Wounds can be healed, money can be earned, and resources can be replenished; but time can never be gained back. Sitting alone after the world has moved on, you begin to wonder, when will that opportunity come?
You experience high valence emotions. Your chest tighten and your eyes quicken. Thinking that you need to be fixed, you begin to exclude yourself from the world. Soon you install yourself in an “artist community.” Most of us have been there. You know the scene. The workshops. The groups. Of course there’s the good and the bad; but just like in most support groups, the subject eventually becomes you instead of what you do. As such, in the hopes of finding an answer, you instead foster your need to pander, to delight and surprise, to gain acceptance from the qualifiers within the group. In time—after acquiescing to every input, critique, and revision—your voice, which makes you unique, is drowned out. Then you start becoming just like them.
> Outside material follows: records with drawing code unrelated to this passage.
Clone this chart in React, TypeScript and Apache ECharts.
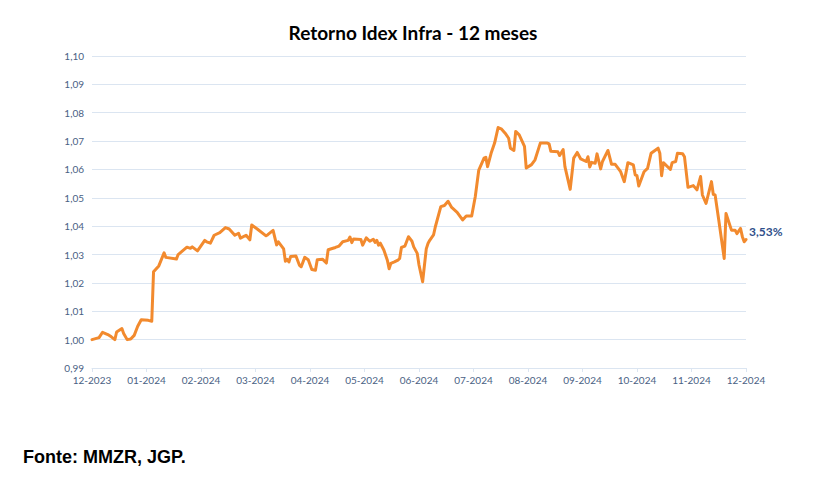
import React, { useEffect, useRef } from "react";
import * as echarts from "echarts";

const title = "Retorno Idex Infra - 12 meses";
const source = "Fonte: MMZR, JGP.";
const endLabelText = "3,53%";

const monthLabels = [
  "12-2023", "01-2024", "02-2024", "03-2024", "04-2024", "05-2024", "06-2024",
  "07-2024", "08-2024", "09-2024", "10-2024", "11-2024", "12-2024",
];

const dates = [
  "2023-12-01", "2023-12-05", "2023-12-07", "2023-12-10", "2023-12-12", "2023-12-14", "2023-12-15",
  "2023-12-18", "2023-12-19", "2023-12-21", "2023-12-23", "2023-12-25", "2023-12-27", "2023-12-29",
  "2024-01-02", "2024-01-04", "2024-01-05", "2024-01-08", "2024-01-11", "2024-01-12", "2024-01-18",
  "2024-01-19", "2024-01-24", "2024-01-26", "2024-01-27", "2024-01-30",
  "2024-02-03", "2024-02-04", "2024-02-06", "2024-02-08", "2024-02-11", "2024-02-14", "2024-02-16",
  "2024-02-19", "2024-02-21", "2024-02-22", "2024-02-25", "2024-02-27", "2024-02-28",
  "2024-03-02", "2024-03-07", "2024-03-08", "2024-03-11", "2024-03-13", "2024-03-14", "2024-03-17",
  "2024-03-18", "2024-03-19", "2024-03-20", "2024-03-21", "2024-03-24", "2024-03-26", "2024-03-27",
  "2024-03-29", "2024-03-31",
  "2024-04-02", "2024-04-04", "2024-04-05", "2024-04-08", "2024-04-10", "2024-04-11", "2024-04-15",
  "2024-04-17", "2024-04-19", "2024-04-22", "2024-04-23", "2024-04-24", "2024-04-25", "2024-04-29",
  "2024-04-30",
  "2024-05-02", "2024-05-04", "2024-05-06", "2024-05-07", "2024-05-08", "2024-05-09", "2024-05-10",
  "2024-05-12", "2024-05-14", "2024-05-15", "2024-05-16", "2024-05-18", "2024-05-20", "2024-05-21",
  "2024-05-22", "2024-05-24", "2024-05-26", "2024-05-28", "2024-05-29", "2024-05-31",
  "2024-06-01", "2024-06-03", "2024-06-05", "2024-06-06", "2024-06-07", "2024-06-09", "2024-06-10",
  "2024-06-13", "2024-06-15", "2024-06-17", "2024-06-19", "2024-06-22", "2024-06-25", "2024-06-27",
  "2024-06-30",
  "2024-07-02", "2024-07-04", "2024-07-07", "2024-07-08", "2024-07-09", "2024-07-11", "2024-07-13",
  "2024-07-15", "2024-07-17", "2024-07-19", "2024-07-21", "2024-07-22", "2024-07-24", "2024-07-25",
  "2024-07-27", "2024-07-30", "2024-07-31",
  "2024-08-03", "2024-08-05", "2024-08-08", "2024-08-12", "2024-08-13", "2024-08-14", "2024-08-18",
  "2024-08-19", "2024-08-21", "2024-08-22", "2024-08-25", "2024-08-27", "2024-08-29", "2024-08-31",
  "2024-09-03", "2024-09-04", "2024-09-05", "2024-09-06", "2024-09-08", "2024-09-09", "2024-09-11",
  "2024-09-12", "2024-09-15", "2024-09-17", "2024-09-19", "2024-09-22", "2024-09-24", "2024-09-26",
  "2024-09-29", "2024-09-30",
  "2024-10-01", "2024-10-02", "2024-10-05", "2024-10-07", "2024-10-09", "2024-10-13", "2024-10-14",
  "2024-10-15", "2024-10-16", "2024-10-20", "2024-10-21", "2024-10-23", "2024-10-24", "2024-10-27",
  "2024-10-28", "2024-10-30",
  "2024-11-02", "2024-11-04", "2024-11-06", "2024-11-07", "2024-11-09", "2024-11-12", "2024-11-13",
  "2024-11-14", "2024-11-16", "2024-11-19", "2024-11-20", "2024-11-23", "2024-11-25", "2024-11-26",
  "2024-11-28", "2024-11-29", "2024-11-30", "2024-12-01",
];

const values = [
  1.0, 1.0007, 1.0026, 1.0018, 1.001, 1.0, 1.0027,
  1.0039, 1.0022, 1.0, 1.0002, 1.0015, 1.0047, 1.007,
  1.0068, 1.0065, 1.0239, 1.026, 1.0306, 1.029, 1.0284,
  1.03, 1.0326, 1.0322, 1.0327, 1.0313,
  1.035, 1.0345, 1.034, 1.0368, 1.0377, 1.0395, 1.039,
  1.0368, 1.0375, 1.0358, 1.0368, 1.0352, 1.0404,
  1.039, 1.0366, 1.037, 1.0385, 1.0334, 1.0345, 1.032,
  1.0276, 1.0283, 1.0274, 1.0293, 1.0295, 1.0262, 1.0257,
  1.029, 1.0282,
  1.0247, 1.0245, 1.0282, 1.0283, 1.027, 1.0317, 1.0325,
  1.033, 1.0345, 1.035, 1.0362, 1.0342, 1.0355, 1.0353,
  1.0333,
  1.0359, 1.0347, 1.0354, 1.0343, 1.035, 1.0333, 1.034,
  1.0316, 1.028, 1.025, 1.0269, 1.0274, 1.028, 1.0286,
  1.0325, 1.033, 1.0363, 1.0347, 1.0327, 1.0304,
  1.0263, 1.0204, 1.032, 1.034, 1.0351, 1.0369, 1.0398,
  1.0469, 1.0473, 1.0488, 1.0466, 1.0449, 1.0422, 1.0436,
  1.0436,
  1.0504, 1.0598, 1.064, 1.0643, 1.061, 1.0657, 1.0693,
  1.0748, 1.0742, 1.0728, 1.071, 1.0675, 1.0667, 1.0734,
  1.0722, 1.0681, 1.0605,
  1.0617, 1.0634, 1.0693, 1.0693, 1.069, 1.0664, 1.0662,
  1.0649, 1.067, 1.061, 1.053, 1.064, 1.066, 1.0637,
  1.0628, 1.0645, 1.0609, 1.0625, 1.0622, 1.0655, 1.0602,
  1.0628, 1.0667, 1.0618, 1.0618, 1.0592, 1.0557, 1.0624,
  1.0616, 1.0581,
  1.0578, 1.0542, 1.0592, 1.0604, 1.0657, 1.0675, 1.0657,
  1.0578, 1.0624, 1.06, 1.0624, 1.0628, 1.0657, 1.0655,
  1.0645, 1.0537,
  1.0543, 1.0528, 1.0575, 1.051, 1.048, 1.0557, 1.0512,
  1.051, 1.0422, 1.0286, 1.0445, 1.0386, 1.0386, 1.0374,
  1.0392, 1.0363, 1.0345, 1.0353,
];

// Excel-style axis: each month takes the same width
function monthPosition(date: string): number {
  const [y, m, d] = date.split("-").map(Number);
  const daysInMonth = new Date(y, m, 0).getDate();
  return (y - 2023) * 12 + (m - 12) + (d - 1) / daysInMonth;
}

const axisColor = "#4a6184";
const gridColor = "#dbe5f1";

export default function App() {
  const ref = useRef<HTMLDivElement>(null);

  useEffect(() => {
    if (!ref.current) return;
    const chart = echarts.init(ref.current, undefined, { renderer: "svg" });
    const seriesData = dates.map((d, i) => [monthPosition(d), values[i]]);
    chart.setOption({
      animation: false,
      backgroundColor: "#ffffff",
      grid: { left: 92, right: 72, top: 56, bottom: 112 },
      graphic: [
        {
          type: "text",
          x: 413,
          y: 32,
          style: {
            text: title,
            fontFamily: "Lato",
            fontWeight: "bold",
            fontSize: 19,
            fill: "#000000",
            align: "center",
            verticalAlign: "middle",
          },
        },
        {
          type: "text",
          x: 23,
          y: 457,
          style: {
            text: source,
            fontFamily: "Liberation Sans",
            fontWeight: "bold",
            fontSize: 18,
            fill: "#000000",
            align: "left",
            verticalAlign: "middle",
          },
        },
      ],
      xAxis: {
        type: "value",
        min: 0,
        max: 12,
        interval: 1,
        axisLine: { show: true, lineStyle: { color: gridColor, width: 1 } },
        axisTick: { show: true, length: 4, lineStyle: { color: gridColor } },
        splitLine: { show: false },
        axisLabel: {
          color: axisColor,
          fontFamily: "Lato",
          fontSize: 10,
          margin: 7,
          formatter: (v: number) => monthLabels[Math.round(v)] ?? "",
        },
      },
      yAxis: {
        type: "value",
        min: 0.99,
        max: 1.1,
        interval: 0.01,
        axisLine: { show: false },
        axisTick: { show: false },
        splitLine: { show: true, lineStyle: { color: gridColor, width: 1 } },
        axisLabel: {
          color: axisColor,
          fontFamily: "Lato",
          fontSize: 10,
          margin: 8,
          formatter: (v: number) => v.toFixed(2).replace(".", ","),
        },
      },
      series: [
        {
          type: "line",
          data: seriesData,
          showSymbol: false,
          symbol: "none",
          smooth: false,
          lineStyle: { color: "#f28a2e", width: 3, join: "round", cap: "round" },
          itemStyle: { color: "#f28a2e" },
          endLabel: {
            show: true,
            formatter: endLabelText,
            color: "#2f4f8a",
            fontFamily: "Lato",
            fontWeight: "bold",
            fontSize: 12,
            distance: 3,
            offset: [0, -8],
          },
        },
      ],
    });
    return () => chart.dispose();
  }, []);

  return (
    <div
      ref={ref}
      style={{ position: "absolute", left: 0, top: 0, width: 818, height: 480 }}
    />
  );
}
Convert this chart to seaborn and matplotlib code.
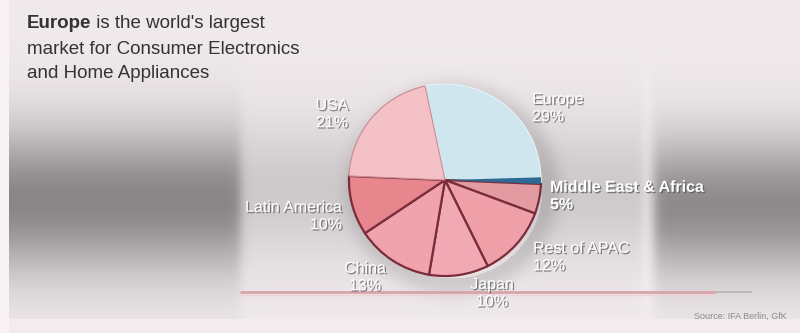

Devoid of the crippling honesty of real art and the social measuring stick of anonymous feedback, you pat each other on the back on how smart you are and how stupid the world is. You start to despise anything mainstream. You start name-dropping out of context. You reference timeless metaphors. Hidden meanings. Resplendent symbolism. You begin to look at the anima projections, recognizing itself in the deepest subtexts of one’s psychoid, the underpinnings of which are inherently revelatory. In short, you’ve become a cunty, pretentious douchebag.
Without instant gratification, it’s easy to be dissatisfied at something and quit. It’s easy to complain and do something else. After all, blame is abundant and so is support for the blame. It’s easy to escape. Porn is just a click away. Getting high, a hit away. A puff away. A pill away. It’s easy to listen to the fatalists, those who preach: “The table is tilted!” “The game is rigged!” “The system is broken!” The shrill of their voices reach the back of your head, and pretty soon their words begin to regurgitate out of your mouth.
Don’t do this! Don’t listen to the lies! Protect yourself and your ideas. Besides, what are you supposed to do, go home and quit? And suppose they’re right, are you just gonna throw everything away? Are you kidding me?
You may have nodded your head when you were little, pretending you were just like them. You may have faked diplomacy because you didn’t want to hurt anybody. But all the time you were smiling and following, you were holding a knife behind your back. You came home from school and did your thing. Your friends may have been doing something else, but you’ve always done what you’ve been doing all along regardless of what anyone has said. You can’t help it. It’s in your nature. It runs in your veins. But somewhere along your journey, you let others rule you. Perhaps it’s your urge to please. Perhaps you’re like Simba, forgetting that you are more than what you have become! But you have to realize that you are too deep in the zone to quit. You have always been a rebel, and your heart will resist even if your body surrenders.
Why fight? Fuck it. Go ahead and let them have it.
yes … exactly! let them have at it!
All I have to say is that I love this post. I am in the middle of wondering why I keeping on pursuing what seems to be a silly dream and you’ve given me a reason to keep on going. Thank you for that.
Thanks! Part of the reason why we do what we do is because of our personal expiration dates. The years will come regardless if we pursue our dreams or not. And when the time comes, I want to be able to answer, not with words, but with the things I have done. To me the journey is the juice.